I noticed them first on the Saturday after I had moved to my apartment in Kyiv: elderly men and women going through garbage bins on the street in search of bottles and other things salvageable and valuable. They have showed up thereafter every Saturday. Soon after my first encounter with them, I realized that they are pensioners looking for ways to survive. That made me look into the pension system in Ukraine. And what I saw was not good.
The government in Ukraine spends more on pensions than almost any other country in the world. In 2016, pension expenditures amounted to 11 percent of GDP. These are exceptionally high shares. Yet, the pension for two-thirds of pensioners is so low that they require a subsistence top-up, even with 35 years of contributions to the formal pension system. The point of retirement has become for many the start of a survival race, as the average old age pension is only about $2 per day. Pension benefits are low, differentiation of pensions according to contributions is minimal, and mechanisms for adjustment to the cost of living are inadequate.
Simply put, the social contract is broken. Those who join the workforce do not see any benefit from participating in the pension system beyond the minimal requirement, because they see the majority receiving a flat pension at the subsistence level irrespective of their contributions. Also, due to eroded trust between the people and government, many are avoiding social security contributions. I am not surprised at such a situation, because the current pension formula is not clear to an average citizen.
These are some of the reasons why Ukraine urgently needs pension reform. Without it, future generations of pensioners will receive even lower pensions and fall deeper into poverty.
Let us look at the fundamentals. Ukraine has about 12 million pension beneficiaries in various categories and about 14 million contributors (some contributing only part of the year). Demographic projections indicate that, going forward, the cohorts entering retirement will be considerably larger than the young cohorts entering the labor market. As a result, the system dependency will worsen. Estimates indicate that in about 20 to 25 years, the ratio of contributors to pensioners may fall to two-thirds. Therefore, providing adequate pensions will be an even bigger challenge.
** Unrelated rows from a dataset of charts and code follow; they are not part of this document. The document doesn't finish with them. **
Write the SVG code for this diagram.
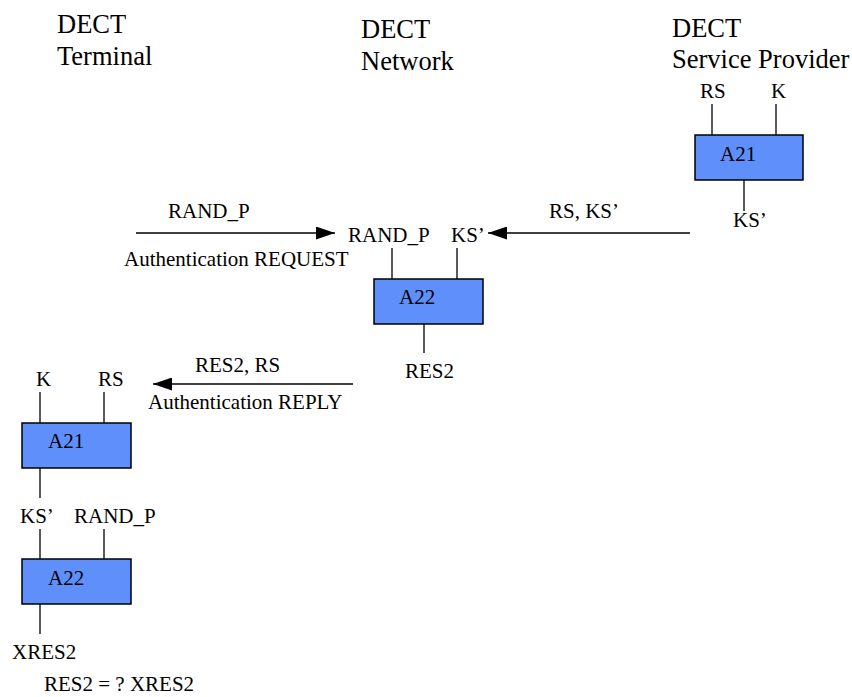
<svg xmlns="http://www.w3.org/2000/svg" width="852" height="697" viewBox="0 0 852 697">
<style>
  text { font-family: 'Liberation Serif', 'Times New Roman', Times, 'DejaVu Serif', serif; fill: #000; }
  .h { font-size: 26.5px; }
  .s { font-size: 21px; }
  .box { fill: #5f8ffb; stroke: #000; stroke-width: 1.5; }
  .ln { stroke: #000; stroke-width: 1.3; fill: none; }
</style>
<defs>
  <marker id="arr" markerWidth="19" markerHeight="13" refX="19" refY="6.5" orient="auto" markerUnits="userSpaceOnUse">
    <path d="M0,0 L19,6.5 L0,13 Z" fill="#000"/>
  </marker>
</defs>
<rect width="852" height="697" fill="#fff"/>

<g id="headers">
  <text class="h" x="57" y="33">DECT</text>
  <text class="h" x="57" y="65">Terminal</text>
  <text class="h" x="361" y="38">DECT</text>
  <text class="h" x="361" y="70">Network</text>
  <text class="h" x="672" y="37">DECT</text>
  <text class="h" x="672" y="68">Service Provider</text>
</g>

<g id="sp-a21">
  <text class="s" x="700" y="98">RS</text>
  <text class="s" x="771" y="98">K</text>
  <line class="ln" x1="712" y1="104" x2="712" y2="135"/>
  <line class="ln" x1="776" y1="104" x2="776" y2="135"/>
  <rect class="box" x="695" y="135" width="108" height="45"/>
  <text class="s" x="720" y="161">A21</text>
  <line class="ln" x1="744" y1="180" x2="744" y2="211"/>
  <text class="s" x="733" y="227">KS’</text>
</g>

<g id="net-a22">
  <text class="s" x="348" y="242">RAND_P</text>
  <text class="s" x="451" y="242">KS’</text>
  <line class="ln" x1="392" y1="248" x2="392" y2="279"/>
  <line class="ln" x1="457" y1="248" x2="457" y2="279"/>
  <rect class="box" x="374" y="279" width="109" height="45"/>
  <text class="s" x="399" y="304">A22</text>
  <line class="ln" x1="424" y1="324" x2="424" y2="353"/>
  <text class="s" x="405" y="378">RES2</text>
</g>

<g id="term-a21">
  <text class="s" x="36" y="386">K</text>
  <text class="s" x="98" y="386">RS</text>
  <line class="ln" x1="40" y1="392" x2="40" y2="423"/>
  <line class="ln" x1="104" y1="392" x2="104" y2="423"/>
  <rect class="box" x="22" y="423" width="109" height="45"/>
  <text class="s" x="48" y="448">A21</text>
  <line class="ln" x1="40" y1="468" x2="40" y2="498"/>
</g>

<g id="term-a22">
  <text class="s" x="20" y="523">KS’</text>
  <text class="s" x="74" y="523">RAND_P</text>
  <line class="ln" x1="40" y1="529" x2="40" y2="559"/>
  <line class="ln" x1="104" y1="529" x2="104" y2="559"/>
  <rect class="box" x="22" y="559" width="109" height="45"/>
  <text class="s" x="48" y="585">A22</text>
  <line class="ln" x1="40" y1="604" x2="40" y2="634"/>
  <text class="s" x="12" y="659">XRES2</text>
  <text class="s" x="44" y="691">RES2 = ? XRES2</text>
</g>

<g id="connectors">
  <line class="ln" x1="136" y1="233" x2="335" y2="233" marker-end="url(#arr)"/>
  <text class="s" x="168" y="218">RAND_P</text>
  <text class="s" x="124" y="266">Authentication REQUEST</text>

  <line class="ln" x1="690" y1="233" x2="488" y2="233" marker-end="url(#arr)"/>
  <text class="s" x="549" y="218">RS, KS’</text>

  <line class="ln" x1="353" y1="384" x2="153" y2="384" marker-end="url(#arr)"/>
  <text class="s" x="195" y="372">RES2, RS</text>
  <text class="s" x="148" y="409">Authentication REPLY</text>
</g>
</svg>
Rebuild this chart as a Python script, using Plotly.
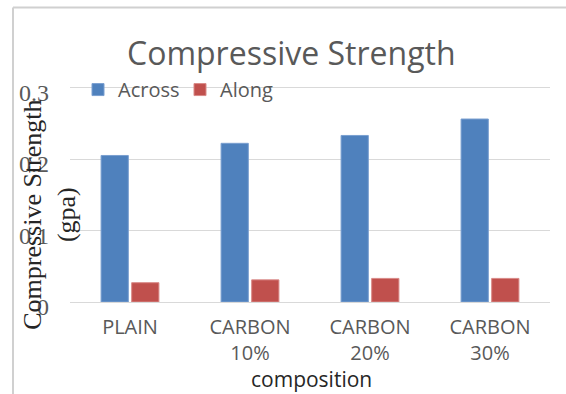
import plotly.graph_objects as go

categories = ["PLAIN", "CARBON<br>10%", "CARBON<br>20%", "CARBON<br>30%"]
across = [0.205, 0.222, 0.233, 0.256]
along = [0.027, 0.031, 0.033, 0.033]
y_ticks = [0, 0.1, 0.2, 0.3]
y_tick_labels = ["0", "0.1", "0.2", "0.3"]

W, H = 566, 394
YMAX = 0.305
B = 92
ph = 214 * YMAX / 0.3
L, R = 70, 16
T = H - B - ph
pw = W - L - R

def px(x):
    return (x - L) / pw

def py(y):
    return (H - B - y) / ph

fig = go.Figure()
fig.add_trace(go.Bar(name="Across", x=categories, y=across,
                     marker=dict(color="#4F81BD", line=dict(color="#7A9FD0", width=1))))
fig.add_trace(go.Bar(name="Along", x=categories, y=along,
                     marker=dict(color="#C0504D", line=dict(color="#D98A88", width=1))))

sans = "Open Sans"
serif = "Liberation Serif"

fig.update_layout(
    width=W, height=H,
    margin=dict(l=L, r=R, t=T, b=B, pad=0, autoexpand=False),
    paper_bgcolor="white", plot_bgcolor="white",
    barmode="group", bargap=0.49, bargroupgap=0.11,
    showlegend=True,
    legend=dict(orientation="h", x=px(78), y=py(90), xanchor="left", yanchor="middle",
                font=dict(family=sans, size=20, color="#595959"),
                bgcolor="rgba(0,0,0,0)", itemclick=False, traceorder="normal",
                tracegroupgap=0, entrywidth=57, entrywidthmode="pixels"),
    xaxis=dict(showgrid=False, showline=False, zeroline=False, ticks="",
               tickfont=dict(family=sans, size=20, color="#595959"),
               ticklabelstandoff=11, fixedrange=True, automargin=False),
    yaxis=dict(range=[0, YMAX], tickvals=y_ticks, ticktext=y_tick_labels,
               showgrid=True, gridcolor="#D9D9D9", gridwidth=1,
               zeroline=True, zerolinecolor="#D9D9D9", zerolinewidth=1,
               showline=False, ticks="",
               tickfont=dict(family=serif, size=24, color="#595959"),
               ticklabelstandoff=20, ticklabelshift=5, fixedrange=True, automargin=False),
    annotations=[
        dict(text="Compressive Strength", xref="paper", yref="paper",
             x=px(291), y=py(53), xanchor="center", yanchor="middle", showarrow=False,
             font=dict(family=sans, size=32, color="#595959")),
        dict(text="composition", xref="paper", yref="paper",
             x=px(311), y=py(379), xanchor="center", yanchor="middle", showarrow=False,
             font=dict(family=sans, size=21, color="#262626")),
        dict(text="Compressive Strength<br>(gpa)", xref="paper", yref="paper",
             x=px(50), y=py(215), xanchor="center", yanchor="middle", showarrow=False,
             textangle=-90, font=dict(family=serif, size=26, color="#262626")),
    ],
    shapes=[
        dict(type="line", xref="paper", yref="paper", x0=px(13), x1=px(566), y0=py(8), y1=py(8),
             line=dict(color="#D0D0D0", width=2)),
        dict(type="line", xref="paper", yref="paper", x0=px(13), x1=px(13), y0=py(8), y1=py(394),
             line=dict(color="#D0D0D0", width=2)),
    ],
)

fig.write_html("out.html", config={"displayModeBar": False},
               post_script="document.body.style.margin='0';document.body.style.overflow='hidden';")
Another problem is that the structure of pension expenditures is heavily influenced by the costs of various categorical benefits, privileges, and the minimum subsistence top-ups, which together constitute over one-quarter of total pension expenditures. This translates into a heavy fiscal burden and creates non-transparent subsidies between different programs of the Pension Fund.
Based on best and tested international practices, we see several areas in which action should be taken to improve the sustainability and adequacy of pensions.
First, the retirement formula has to be clear, transparent and motivating. Pension contributions should be strongly tied to pension benefits. When a person will be sure that there is a direct link between what s/he contributes to the pension system and what s/he gets as a benefit, and that her/his participation guarantees a decent pension, s/he will be motivated to step out of the shadow and pay due contributions.
Second, the pension system needs to generate fiscal savings to improve the adequacy of pensions and prevent pensioners from falling into poverty. One of the key mechanisms to achieve this is raising the retirement age. So far, there has been resistance to that idea. But, the Ukrainian pension age is relatively low, even after the gradual increase in the retirement age for women from 55 to 60 that was initiated in 2011 and which will be completed by 2021. Most countries in Europe have had to undergo much more substantial increases.
Given that life expectancy is increasing, raising the retirement age should not be seen as a dramatic step, especially if it is yielding higher pensions to people in a fair and transparent manner. This should not be seen as just a change in the system, but as a change in mentality.
Recent proposals by the government suggest establishing a flexible retirement age, linking it to the length of the formal career of an individual. We welcome such an initiative, as it seems to be a fair and transparent mechanism to reward participation in the system and achieve financial savings.
Third, the accounting of the Pension Fund needs to be rationalized. To properly understand and analyze finances of the pension program, one needs to separate all payments that are not related to insurance pensions, but rather to various categorical benefits and special privileges. Those belong to social assistance instead of pensions, and in many instances should be means-tested.
Finally, minimum guarantees need to be well designed and should not distort incentives to participate in the system. Also, pension indexation, as a way of adjusting to the increasing costs of living, needs to be applied consistently.
Ukrainians are talented and hardworking. As they contribute to society with their hard work, they must feel secure about their future and get what they deserve when they retire. The social contract needs to be restored, and the pension system is a fundamental part of this.
The World Bank wants to help Ukrainian seniors feel dignified, not like a burden on society. A miracle won’t happen and Ukrainian seniors won’t become rich overnight. But when I return to Ukraine in 10 years, I hope that I won’t meet seniors going through garbage bins and begging to survive until their next pension payment.